- _CHALLENGE_: Without the pictures, retype exactly the lines from the top of the entries below through the line that contains "superc_power = [-0.76, 2.1]".

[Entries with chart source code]
::::::::::

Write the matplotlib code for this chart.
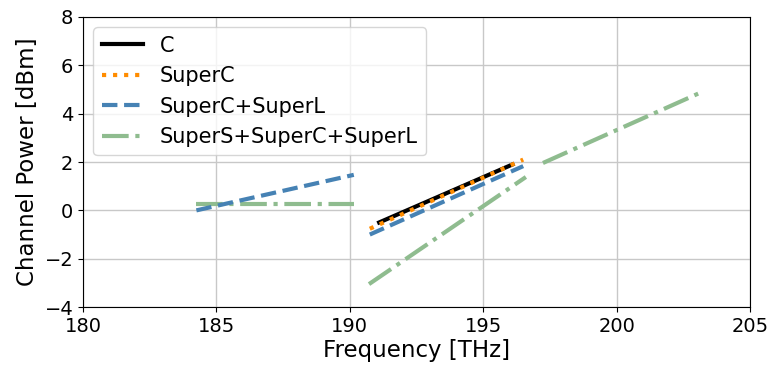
import matplotlib
matplotlib.use("Agg")
import matplotlib.pyplot as plt

# Channel power versus frequency for each band configuration (segment endpoints)
c_freq = [191.1, 196.1]
c_power = [-0.5, 1.9]

superc_freq = [190.75, 196.5]
superc_power = [-0.76, 2.1]

supercl_l_freq = [184.25, 190.15]
supercl_l_power = [0.0, 1.47]
supercl_c_freq = [190.75, 196.5]
supercl_c_power = [-1.0, 1.83]

superscl_l_freq = [184.25, 190.15]
superscl_l_power = [0.26, 0.26]
superscl_c_freq = [190.72, 196.6]
superscl_c_power = [-3.05, 1.38]
superscl_s_freq = [197.24, 203.2]
superscl_s_power = [1.96, 4.9]

x_ticks = [180, 185, 190, 195, 200, 205]
y_ticks = [-4, -2, 0, 2, 4, 6, 8]

fig = plt.figure(figsize=(7.72, 3.66), dpi=100)
ax = fig.add_axes([0.1075, 0.161, 0.864, 0.7926])

lw = 3
ax.plot(c_freq, c_power, color="black", lw=lw, ls="-", label="C", zorder=3)
ax.plot(superc_freq, superc_power, color="darkorange", lw=lw, ls=":", label="SuperC", zorder=4)
ax.plot(supercl_l_freq, supercl_l_power, color="steelblue", lw=lw, ls="--", label="SuperC+SuperL", zorder=2)
ax.plot(supercl_c_freq, supercl_c_power, color="steelblue", lw=lw, ls="--", zorder=2)
ax.plot(superscl_l_freq, superscl_l_power, color="darkseagreen", lw=lw, ls="-.", label="SuperS+SuperC+SuperL", zorder=1)
ax.plot(superscl_c_freq, superscl_c_power, color="darkseagreen", lw=lw, ls="-.", zorder=1)
ax.plot(superscl_s_freq, superscl_s_power, color="darkseagreen", lw=lw, ls="-.", zorder=1)

ax.set_xlim(180, 205)
ax.set_ylim(-4, 8)
ax.set_xticks(x_ticks)
ax.set_yticks(y_ticks)
ax.tick_params(labelsize=14)
ax.grid(True, color="#c8c8c8", lw=1)
ax.set_axisbelow(True)
ax.set_xlabel("Frequency [THz]", fontsize=16.5, labelpad=2)
ax.set_ylabel("Channel Power [dBm]", fontsize=16.5, labelpad=4)
ax.legend(loc="upper left", fontsize=15, framealpha=0.8,
          handlelength=2.0, labelspacing=0.5, borderaxespad=0.5)

fig.savefig("out.png", dpi=100)
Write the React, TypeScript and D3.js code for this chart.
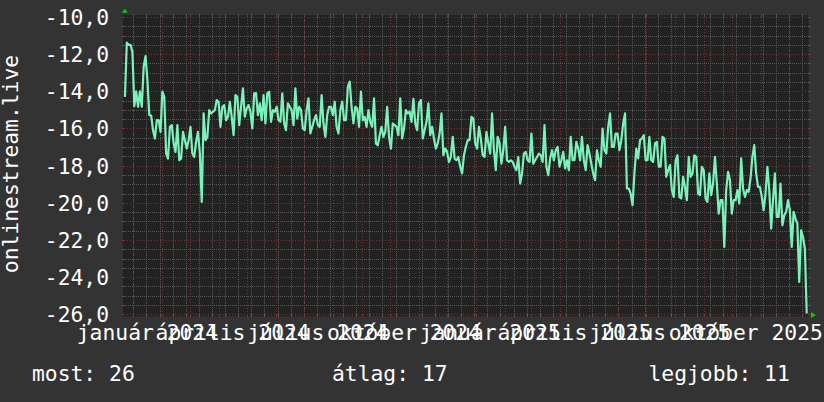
import React, { useEffect } from 'react';
import * as d3 from 'd3';

const W = 824;
const H = 402;

// data: one reading every 2 days, starting 2023-12-23
const seriesStart = Date.UTC(2023, 11, 23);
const stepDays = 2;
const values: number[] = [
  -14.3, -11.38, -11.5, -11.5, -11.9, -14.8, -14.0, -14.83, -14.0, -14.83,
  -12.68, -12.1, -13.4, -15.28, -15.3, -16.1, -16.54, -15.55, -15.55, -16.18,
  -14.02, -14.3, -17.35, -17.62, -15.91, -15.82, -16.8, -17.26, -15.82, -17.7,
  -17.62, -16.18, -16.63, -17.08, -16.63, -15.91, -17.35, -17.53, -16.7, -16.18,
  -17.35, -19.95, -15.19, -16.63, -16.45, -15.01, -15.19, -15.1, -15.01, -14.47,
  -14.56, -15.91, -14.83, -14.74, -15.55, -15.37, -14.56, -15.37, -16.36, -14.2,
  -14.29, -15.82, -14.83, -13.84, -15.37, -14.92, -14.74, -15.1, -16.0, -14.11,
  -14.1, -15.28, -14.65, -15.55, -14.2, -15.73, -14.11, -14.02, -15.64, -15.01,
  -15.1, -14.83, -15.55, -15.64, -14.11, -15.73, -16.09, -14.65, -14.83, -15.01,
  -15.82, -13.84, -15.46, -14.83, -15.01, -16.0, -16.09, -15.01, -14.38, -16.27,
  -15.91, -15.55, -15.28, -15.82, -15.91, -14.2, -15.73, -16.45, -15.28, -14.83,
  -14.83, -15.28, -14.56, -15.91, -16.27, -15.01, -14.56, -15.55, -15.55, -13.75,
  -13.48, -14.83, -15.73, -14.83, -14.92, -15.91, -14.02, -15.55, -15.37, -15.91,
  -15.01, -15.64, -15.91, -14.38, -16.8, -16.9, -16.36, -15.91, -16.45, -16.18,
  -14.83, -16.45, -17.08, -15.73, -15.82, -15.91, -16.36, -14.38, -16.54, -16.0,
  -15.01, -15.19, -15.1, -15.64, -14.4, -15.73, -16.09, -14.65, -14.47, -16.54,
  -16.09, -15.64, -14.65, -16.36, -15.91, -16.54, -17.08, -16.8, -16.27, -15.19,
  -17.44, -17.08, -17.26, -17.8, -17.53, -16.45, -17.62, -17.71, -17.53, -18.06,
  -18.42, -17.44, -16.99, -16.63, -16.63, -15.37, -15.46, -16.8, -17.08, -15.91,
  -16.54, -17.44, -17.53, -16.18, -16.8, -17.35, -15.19, -17.17, -18.24, -16.45,
  -16.8, -17.89, -17.17, -15.91, -17.71, -17.8, -17.71, -17.8, -18.06, -18.24,
  -17.53, -18.96, -18.42, -17.35, -17.26, -17.71, -17.8, -16.27, -17.89, -17.71,
  -17.53, -17.35, -17.44, -17.8, -15.82, -18.06, -18.51, -17.62, -17.17, -17.71,
  -17.17, -16.99, -18.06, -17.71, -17.26, -18.15, -17.71, -18.24, -16.45, -17.71,
  -17.71, -16.72, -17.08, -17.71, -16.45, -17.71, -18.24, -16.9, -17.35, -17.89,
  -18.42, -18.78, -17.17, -17.71, -18.06, -16.0, -17.17, -17.35, -15.91, -15.19,
  -16.99, -16.99, -16.27, -16.27, -17.17, -16.63, -15.73, -15.19, -19.23, -19.23,
  -19.5, -20.13, -18.42, -17.08, -17.61, -16.63, -16.54, -16.36, -17.71, -17.71,
  -16.45, -17.71, -17.8, -16.8, -16.72, -18.06, -18.06, -16.45, -16.54, -18.6,
  -18.24, -17.97, -19.32, -19.68, -17.71, -17.44, -19.68, -19.77, -18.6, -19.14,
  -19.86, -17.53, -18.6, -18.42, -17.44, -17.53, -19.5, -19.59, -18.06, -18.24,
  -19.77, -19.95, -18.42, -19.59, -18.96, -17.53, -18.96, -20.58, -19.86, -19.86,
  -22.37, -19.32, -18.33, -18.78, -20.58, -19.86, -19.86, -19.32, -20.04, -17.61,
  -19.23, -19.68, -19.32, -19.41, -18.69, -17.53, -16.9, -18.42, -19.14, -19.14,
  -19.68, -20.4, -19.5, -18.06, -19.32, -21.39, -19.86, -18.42, -20.76, -20.76,
  -18.96, -21.21, -20.67, -20.49, -19.86, -20.4, -22.37, -20.49, -20.85, -21.12,
  -24.26, -21.48, -21.84, -22.46, -25.96,
];

const yTicks = [-10, -12, -14, -16, -18, -20, -22, -24, -26];
const monthNames = [
  'január', 'február', 'március', 'április', 'május', 'június',
  'július', 'augusztus', 'szeptember', 'október', 'november', 'december',
];
const axisTitle = 'onlinestream.live';
const legendNames = ['most', 'átlag', 'legjobb'];
const legendValues = [26, 17, 11];

const DAY = 86400000;
const FONT = '"DejaVu Sans Mono", monospace';
const FS = 21.33;

export default function App() {
  useEffect(() => {
    document.body.style.margin = '0';
  }, []);

  const t0 = new Date(Date.UTC(2023, 11, 22));
  const t1 = new Date(Date.UTC(2025, 11, 22));
  const x = d3.scaleUtc().domain([t0, t1]).range([124, 808.6]);
  const y = d3.scaleLinear().domain([-26, -10]).range([314.3, 17]);

  const data = values.map((v, i) => ({ t: new Date(seriesStart + i * stepDays * DAY), v }));
  const line = d3
    .line<{ t: Date; v: number }>()
    .x((d) => x(d.t))
    .y((d) => y(d.v));

  const majorV = d3.utcMonth.range(t0, t1);
  const anchor = Date.UTC(2024, 0, 1);
  const minorV = d3.utcDay.range(t0, t1).filter((d) => Math.round((d.getTime() - anchor) / DAY) % 14 === 0);
  const labelMonths = (d3.utcMonth.every(3) as d3.CountableTimeInterval).range(t0, t1);
  const minorH = d3.range(-26, -9.99, 0.5).filter((v) => Math.abs(v % 2) > 0.01);

  const top = y(-10);
  const bot = y(-26);
  const left = x(t0);
  const right = x(t1);
  const px = (v: number) => Math.round(v) + 0.5;

  const minorColor = '#585858';
  const majorColor = '#7a3434';

  return (
    <svg
      width={W}
      height={H}
      style={{ position: 'fixed', left: 0, top: 0, display: 'block' }}
      fontFamily={FONT}
    >
      <rect x={0} y={0} width={W} height={H} fill="#333333" />
      <rect x={left - 1} y={top - 2} width={right - left + 1} height={bot - top + 4} fill="#222222" />

      {/* minor grid */}
      <g shapeRendering="crispEdges">
        {minorV.map((d, i) => (
          <g key={'mv' + i}>
            <line x1={px(x(d))} x2={px(x(d))} y1={top} y2={bot} stroke={minorColor} strokeDasharray="1,1" />
            <line x1={px(x(d))} x2={px(x(d))} y1={top - 3} y2={top} stroke={minorColor} />
            <line x1={px(x(d))} x2={px(x(d))} y1={bot} y2={bot + 3} stroke={minorColor} />
          </g>
        ))}
        {minorH.map((v, i) => (
          <g key={'mh' + i}>
            <line x1={left} x2={right} y1={px(y(v))} y2={px(y(v))} stroke={minorColor} strokeDasharray="1,1" />
            <line x1={left - 2} x2={left} y1={px(y(v))} y2={px(y(v))} stroke={minorColor} />
            <line x1={right} x2={right + 2} y1={px(y(v))} y2={px(y(v))} stroke={minorColor} />
          </g>
        ))}
        {/* major grid */}
        {majorV.map((d, i) => (
          <g key={'Mv' + i}>
            <line x1={px(x(d))} x2={px(x(d))} y1={top} y2={bot} stroke={majorColor} strokeDasharray="1,2" />
            <line x1={px(x(d))} x2={px(x(d))} y1={top - 3} y2={top} stroke={majorColor} />
            <line x1={px(x(d))} x2={px(x(d))} y1={bot} y2={bot + 3} stroke={majorColor} />
          </g>
        ))}
        {yTicks.map((v, i) => (
          <g key={'Mh' + i}>
            <line x1={left} x2={right} y1={px(y(v))} y2={px(y(v))} stroke={majorColor} strokeDasharray="1,2" />
            <line x1={left - 2} x2={left} y1={px(y(v))} y2={px(y(v))} stroke={majorColor} />
            <line x1={right} x2={right + 2} y1={px(y(v))} y2={px(y(v))} stroke={majorColor} />
          </g>
        ))}
      </g>

      {/* series */}
      <path d={line(data) || ''} fill="none" stroke="#7af2ba" strokeWidth={2.2} strokeLinejoin="round" />

      {/* arrows */}
      <path
        d={`M${left + 0.8},${top - 8.3} L${left - 2.2},${top - 4.3} L${left + 3.8},${top - 4.3} Z`}
        fill="#00d000"
      />
      <path
        d={`M${right + 7.2},${bot + 0.7} L${right + 2.4},${bot - 2.3} L${right + 2.4},${bot + 3.7} Z`}
        fill="#00d000"
      />

      {/* y tick labels */}
      {yTicks.map((v, i) => (
        <text key={'yl' + i} x={109} y={y(v) + 8} textAnchor="end" fontSize={FS} fill="#ffffff">
          {v.toFixed(1).replace('.', ',')}
        </text>
      ))}

      {/* x labels */}
      {labelMonths.map((d, i) => (
        <text
          key={'xl' + i}
          x={x(new Date(d.getTime() + 15 * DAY))}
          y={340}
          textAnchor="middle"
          fontSize={FS}
          fill="#ffffff"
        >
          {monthNames[d.getUTCMonth()] + ' ' + d.getUTCFullYear()}
        </text>
      ))}

      {/* axis title */}
      <text
        transform={`translate(18.3,164) rotate(-90)`}
        textAnchor="middle"
        fontSize={FS}
        fill="#ffffff"
      >
        {axisTitle}
      </text>

      {/* legend */}
      {legendNames.map((n, i) => (
        <text key={'lg' + i} x={[32, 332, 648.5][i]} y={381} fontSize={FS} fill="#ffffff" xmlSpace="preserve">
          {n + ': ' + legendValues[i]}
        </text>
      ))}
    </svg>
  );
}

::::::::::

- _THE RESULT_:
Write the matplotlib code for this chart.
import matplotlib
matplotlib.use("Agg")
import matplotlib.pyplot as plt

# Channel power versus frequency for each band configuration (segment endpoints)
c_freq = [191.1, 196.1]
c_power = [-0.5, 1.9]

superc_freq = [190.75, 196.5]
superc_power = [-0.76, 2.1]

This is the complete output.